▸ Source material:
.....

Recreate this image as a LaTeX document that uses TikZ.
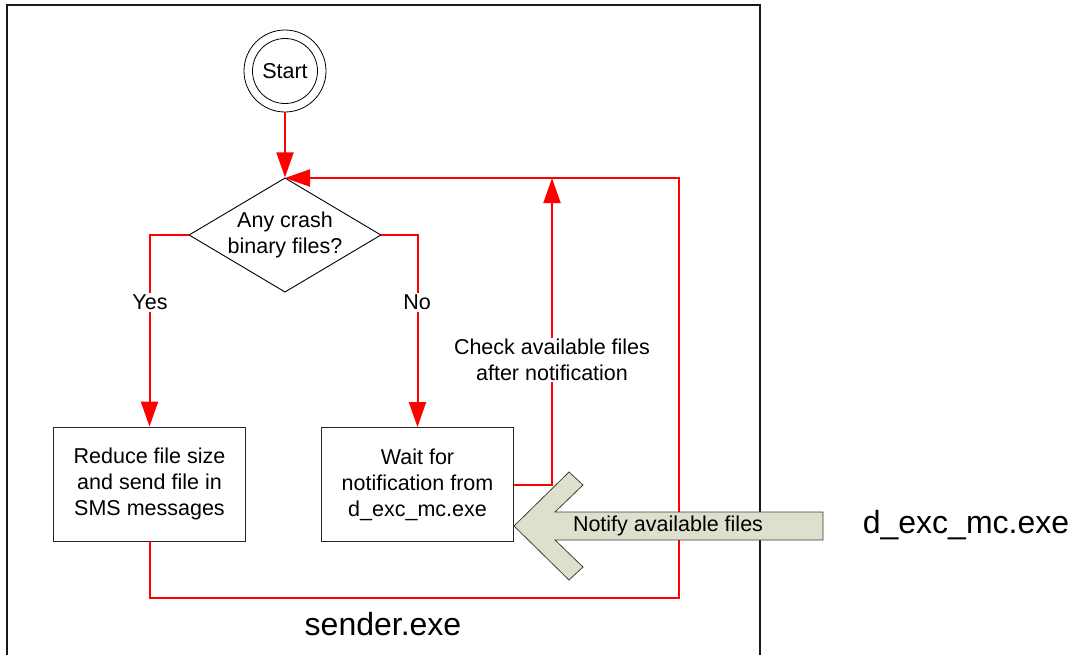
\documentclass[tikz,border=0pt]{standalone}
\usepackage{fontspec}
\setmainfont{Liberation Sans}
\usetikzlibrary{shapes.geometric,arrows.meta}
\definecolor{flowred}{RGB}{255,0,0}
\definecolor{notifyfill}{RGB}{221,224,205}
\begin{document}
\begin{tikzpicture}[x=1pt,y=-1pt,
  txt/.style={font=\fontsize{21.5}{26}\selectfont, align=center},
  bigtxt/.style={font=\fontsize{32}{38}\selectfont},
  procbox/.style={txt, draw=black!85, line width=0.9pt, fill=white,
    minimum width=192pt, minimum height=114pt, inner sep=0pt},
  decide/.style={txt, diamond, draw=black, line width=0.9pt, fill=white,
    minimum width=192pt, minimum height=114pt, inner sep=0pt, shape aspect=1.68},
  flow/.style={draw=flowred, line width=2pt},
  flowarrow/.style={flow, -{Triangle[length=25pt,width=17pt]}},
  edgelabel/.style={txt, fill=white, inner sep=2pt}]

\useasboundingbox (0,0) rectangle (1073,654);

% process frame of sender.exe (runs past the lower edge)
\draw[line width=2pt, black!90] (7,670) -- (7,5) -- (760,5) -- (760,670);

% start terminal
\node[circle, draw, line width=0.8pt, minimum size=82pt, inner sep=0pt] (start) at (285,71) {};
\node[circle, draw, line width=0.8pt, minimum size=65pt, inner sep=0pt, txt] (startin) at (285,71) {Start};

% decision and process boxes
\node[decide] (dia) at (285,235) {Any crash\\binary files?};
\node[procbox] (reduce) at (149.5,484) {Reduce file size\\and send file in\\SMS messages};
\node[procbox] (wait) at (417.5,484.5) {Wait for\\notification from\\d\_exc\_mc.exe};

% loop corners
\coordinate (chk) at (552,178);
\coordinate (lb) at (679,598);
\coordinate (lt) at (679,178);

% connectors
\draw[flowarrow] (startin.south |- start.south) -- (dia.north);
\draw[flowarrow] (dia.west) -| (reduce.north);
\draw[flowarrow] (dia.east) -| (wait.north);
\draw[flowarrow] (wait.east) -| (chk);
\draw[flowarrow] (reduce.south) |- (lb) -- (lt) -- (lt -| dia.north);

% branch labels
\node[edgelabel] (yes) at (150,302) {Yes};
\node[edgelabel] (no) at (417,302) {No};
\node[txt, fill=white, inner sep=1pt] (chklbl) at (552,360) {Check available files\\after notification};

% notification block arrow
\draw[draw=black!75, line width=0.8pt, fill=notifyfill]
  (514,526) -- (569,472) -- (583,485) -- (555,512) -- (823,512)
  -- (823,540) -- (555,540) -- (583,567) -- (569,580) -- cycle;
\node[txt] (notify) at (668,526) {Notify available files};

% process names
\node[bigtxt] (sender) at (383,624) {sender.exe};
\node[bigtxt] (dexc) at (966,525) {d\_exc\_mc.exe};
\end{tikzpicture}
\end{document}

.....

▸ Problem to work on: Repeat the material above in full and exactly, apart from the pictures.

▸ Correct output:
Recreate this image as a LaTeX document that uses TikZ.
\documentclass[tikz,border=0pt]{standalone}
\usepackage{fontspec}
\setmainfont{Liberation Sans}
\usetikzlibrary{shapes.geometric,arrows.meta}
\definecolor{flowred}{RGB}{255,0,0}
\definecolor{notifyfill}{RGB}{221,224,205}
\begin{document}
\begin{tikzpicture}[x=1pt,y=-1pt,
  txt/.style={font=\fontsize{21.5}{26}\selectfont, align=center},
  bigtxt/.style={font=\fontsize{32}{38}\selectfont},
  procbox/.style={txt, draw=black!85, line width=0.9pt, fill=white,
    minimum width=192pt, minimum height=114pt, inner sep=0pt},
  decide/.style={txt, diamond, draw=black, line width=0.9pt, fill=white,
    minimum width=192pt, minimum height=114pt, inner sep=0pt, shape aspect=1.68},
  flow/.style={draw=flowred, line width=2pt},
  flowarrow/.style={flow, -{Triangle[length=25pt,width=17pt]}},
  edgelabel/.style={txt, fill=white, inner sep=2pt}]

\useasboundingbox (0,0) rectangle (1073,654);

% process frame of sender.exe (runs past the lower edge)
\draw[line width=2pt, black!90] (7,670) -- (7,5) -- (760,5) -- (760,670);

% start terminal
\node[circle, draw, line width=0.8pt, minimum size=82pt, inner sep=0pt] (start) at (285,71) {};
\node[circle, draw, line width=0.8pt, minimum size=65pt, inner sep=0pt, txt] (startin) at (285,71) {Start};

% decision and process boxes
\node[decide] (dia) at (285,235) {Any crash\\binary files?};
\node[procbox] (reduce) at (149.5,484) {Reduce file size\\and send file in\\SMS messages};
\node[procbox] (wait) at (417.5,484.5) {Wait for\\notification from\\d\_exc\_mc.exe};

% loop corners
\coordinate (chk) at (552,178);
\coordinate (lb) at (679,598);
\coordinate (lt) at (679,178);

% connectors
\draw[flowarrow] (startin.south |- start.south) -- (dia.north);
\draw[flowarrow] (dia.west) -| (reduce.north);
\draw[flowarrow] (dia.east) -| (wait.north);
\draw[flowarrow] (wait.east) -| (chk);
\draw[flowarrow] (reduce.south) |- (lb) -- (lt) -- (lt -| dia.north);

% branch labels
\node[edgelabel] (yes) at (150,302) {Yes};
\node[edgelabel] (no) at (417,302) {No};
\node[txt, fill=white, inner sep=1pt] (chklbl) at (552,360) {Check available files\\after notification};

% notification block arrow
\draw[draw=black!75, line width=0.8pt, fill=notifyfill]
  (514,526) -- (569,472) -- (583,485) -- (555,512) -- (823,512)
  -- (823,540) -- (555,540) -- (583,567) -- (569,580) -- cycle;
\node[txt] (notify) at (668,526) {Notify available files};

% process names
\node[bigtxt] (sender) at (383,624) {sender.exe};
\node[bigtxt] (dexc) at (966,525) {d\_exc\_mc.exe};
\end{tikzpicture}
\end{document}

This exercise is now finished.